[start of DATA SECTION]

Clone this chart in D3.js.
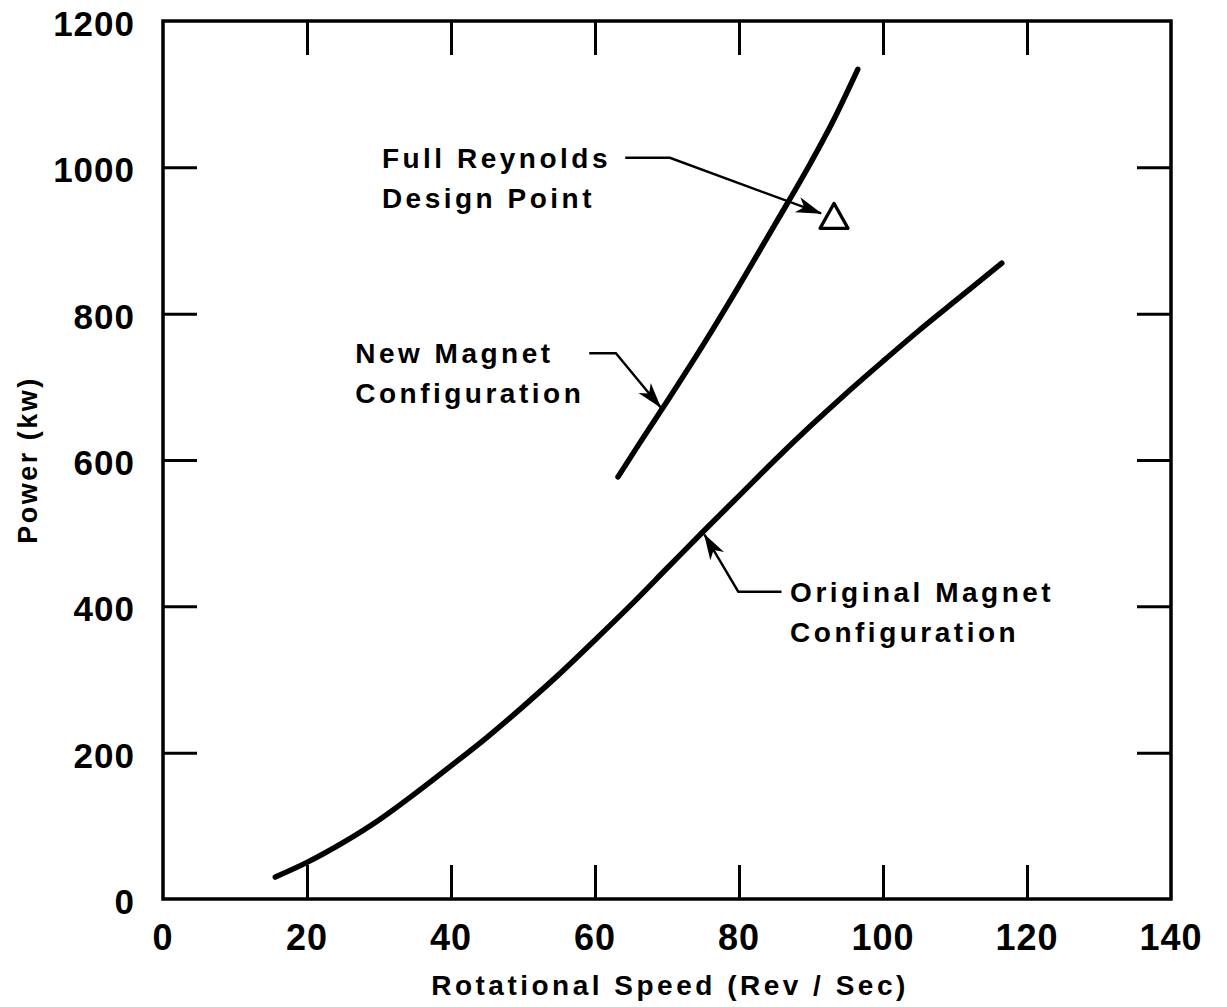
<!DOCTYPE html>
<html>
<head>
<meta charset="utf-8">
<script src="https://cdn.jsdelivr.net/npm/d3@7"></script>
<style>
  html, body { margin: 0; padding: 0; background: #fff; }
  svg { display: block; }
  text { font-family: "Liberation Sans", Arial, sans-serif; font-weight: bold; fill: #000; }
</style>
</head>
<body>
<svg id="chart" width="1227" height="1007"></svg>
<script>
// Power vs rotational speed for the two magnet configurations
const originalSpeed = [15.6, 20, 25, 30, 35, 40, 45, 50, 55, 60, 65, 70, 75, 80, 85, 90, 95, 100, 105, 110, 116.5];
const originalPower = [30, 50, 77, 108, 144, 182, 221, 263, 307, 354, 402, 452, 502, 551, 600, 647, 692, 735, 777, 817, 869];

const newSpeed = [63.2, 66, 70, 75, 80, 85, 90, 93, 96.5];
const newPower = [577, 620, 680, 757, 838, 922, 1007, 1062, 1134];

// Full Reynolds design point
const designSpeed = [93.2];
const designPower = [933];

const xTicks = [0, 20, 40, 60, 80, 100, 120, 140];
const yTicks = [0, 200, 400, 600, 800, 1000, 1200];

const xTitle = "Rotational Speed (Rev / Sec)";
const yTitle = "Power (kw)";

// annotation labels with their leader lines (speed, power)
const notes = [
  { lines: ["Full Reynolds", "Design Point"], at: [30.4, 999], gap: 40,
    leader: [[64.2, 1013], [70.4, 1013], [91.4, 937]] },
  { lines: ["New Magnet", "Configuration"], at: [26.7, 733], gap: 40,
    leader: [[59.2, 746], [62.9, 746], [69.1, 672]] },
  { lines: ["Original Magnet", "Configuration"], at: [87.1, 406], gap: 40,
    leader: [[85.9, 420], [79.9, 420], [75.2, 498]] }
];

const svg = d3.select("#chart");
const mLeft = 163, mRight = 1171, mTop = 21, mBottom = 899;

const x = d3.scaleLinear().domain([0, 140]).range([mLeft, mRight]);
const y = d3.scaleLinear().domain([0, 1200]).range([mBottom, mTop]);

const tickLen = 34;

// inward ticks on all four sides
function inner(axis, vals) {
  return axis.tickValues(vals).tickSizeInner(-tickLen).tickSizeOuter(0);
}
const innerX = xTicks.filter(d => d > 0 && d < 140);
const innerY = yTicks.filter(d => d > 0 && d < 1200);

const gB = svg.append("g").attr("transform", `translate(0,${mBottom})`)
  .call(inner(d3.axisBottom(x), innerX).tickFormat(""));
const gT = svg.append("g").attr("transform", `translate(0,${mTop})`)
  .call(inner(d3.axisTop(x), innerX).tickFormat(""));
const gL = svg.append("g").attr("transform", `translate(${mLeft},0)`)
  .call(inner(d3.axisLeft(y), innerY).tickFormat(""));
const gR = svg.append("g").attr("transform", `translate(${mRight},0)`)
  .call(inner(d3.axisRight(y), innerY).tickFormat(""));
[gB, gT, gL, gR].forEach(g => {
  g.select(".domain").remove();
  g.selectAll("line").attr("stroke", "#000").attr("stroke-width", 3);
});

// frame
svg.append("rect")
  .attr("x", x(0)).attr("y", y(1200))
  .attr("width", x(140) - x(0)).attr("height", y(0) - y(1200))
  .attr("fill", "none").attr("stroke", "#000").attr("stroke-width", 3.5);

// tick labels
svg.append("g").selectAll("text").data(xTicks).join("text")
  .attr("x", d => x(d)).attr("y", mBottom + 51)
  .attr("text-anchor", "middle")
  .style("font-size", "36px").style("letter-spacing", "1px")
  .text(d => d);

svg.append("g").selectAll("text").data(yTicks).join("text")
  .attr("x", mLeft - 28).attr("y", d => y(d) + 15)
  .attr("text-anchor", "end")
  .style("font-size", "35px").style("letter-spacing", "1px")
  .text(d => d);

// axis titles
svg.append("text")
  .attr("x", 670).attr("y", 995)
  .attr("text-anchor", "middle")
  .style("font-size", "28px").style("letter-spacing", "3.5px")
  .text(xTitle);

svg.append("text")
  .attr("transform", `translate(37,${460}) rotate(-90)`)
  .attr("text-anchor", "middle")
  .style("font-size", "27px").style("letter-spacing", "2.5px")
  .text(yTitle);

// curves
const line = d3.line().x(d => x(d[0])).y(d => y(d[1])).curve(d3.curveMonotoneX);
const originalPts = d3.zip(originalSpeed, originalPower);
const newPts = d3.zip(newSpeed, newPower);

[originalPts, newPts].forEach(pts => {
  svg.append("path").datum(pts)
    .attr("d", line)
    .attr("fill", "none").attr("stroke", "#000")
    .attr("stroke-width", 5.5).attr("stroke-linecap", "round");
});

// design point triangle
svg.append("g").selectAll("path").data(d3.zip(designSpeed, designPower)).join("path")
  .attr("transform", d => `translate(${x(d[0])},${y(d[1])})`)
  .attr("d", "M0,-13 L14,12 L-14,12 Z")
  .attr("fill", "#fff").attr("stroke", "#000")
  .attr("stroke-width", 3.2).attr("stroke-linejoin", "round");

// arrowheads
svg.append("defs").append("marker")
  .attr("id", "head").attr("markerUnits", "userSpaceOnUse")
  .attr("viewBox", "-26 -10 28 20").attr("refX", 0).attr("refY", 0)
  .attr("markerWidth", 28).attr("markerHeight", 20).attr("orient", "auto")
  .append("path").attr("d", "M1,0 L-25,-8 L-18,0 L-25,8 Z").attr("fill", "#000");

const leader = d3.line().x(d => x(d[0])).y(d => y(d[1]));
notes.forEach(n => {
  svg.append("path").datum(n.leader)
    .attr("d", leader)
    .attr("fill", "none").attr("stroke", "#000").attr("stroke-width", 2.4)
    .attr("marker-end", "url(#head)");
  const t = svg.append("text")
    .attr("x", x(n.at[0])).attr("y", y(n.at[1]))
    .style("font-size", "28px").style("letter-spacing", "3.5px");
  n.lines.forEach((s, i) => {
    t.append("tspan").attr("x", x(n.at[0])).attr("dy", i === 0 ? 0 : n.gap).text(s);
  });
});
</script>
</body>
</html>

[end of DATA SECTION]

* SET PROBLEM *
Leave the pictures out and reproduce exactly the lines from the top of the listing above through the line with "const yTicks = [0, 200, 400, 600, 800, 1000, 1200];".

* REPLY *
Clone this chart in D3.js.
<!DOCTYPE html>
<html>
<head>
<meta charset="utf-8">
<script src="https://cdn.jsdelivr.net/npm/d3@7"></script>
<style>
  html, body { margin: 0; padding: 0; background: #fff; }
  svg { display: block; }
  text { font-family: "Liberation Sans", Arial, sans-serif; font-weight: bold; fill: #000; }
</style>
</head>
<body>
<svg id="chart" width="1227" height="1007"></svg>
<script>
// Power vs rotational speed for the two magnet configurations
const originalSpeed = [15.6, 20, 25, 30, 35, 40, 45, 50, 55, 60, 65, 70, 75, 80, 85, 90, 95, 100, 105, 110, 116.5];
const originalPower = [30, 50, 77, 108, 144, 182, 221, 263, 307, 354, 402, 452, 502, 551, 600, 647, 692, 735, 777, 817, 869];

const newSpeed = [63.2, 66, 70, 75, 80, 85, 90, 93, 96.5];
const newPower = [577, 620, 680, 757, 838, 922, 1007, 1062, 1134];

// Full Reynolds design point
const designSpeed = [93.2];
const designPower = [933];

const xTicks = [0, 20, 40, 60, 80, 100, 120, 140];
const yTicks = [0, 200, 400, 600, 800, 1000, 1200];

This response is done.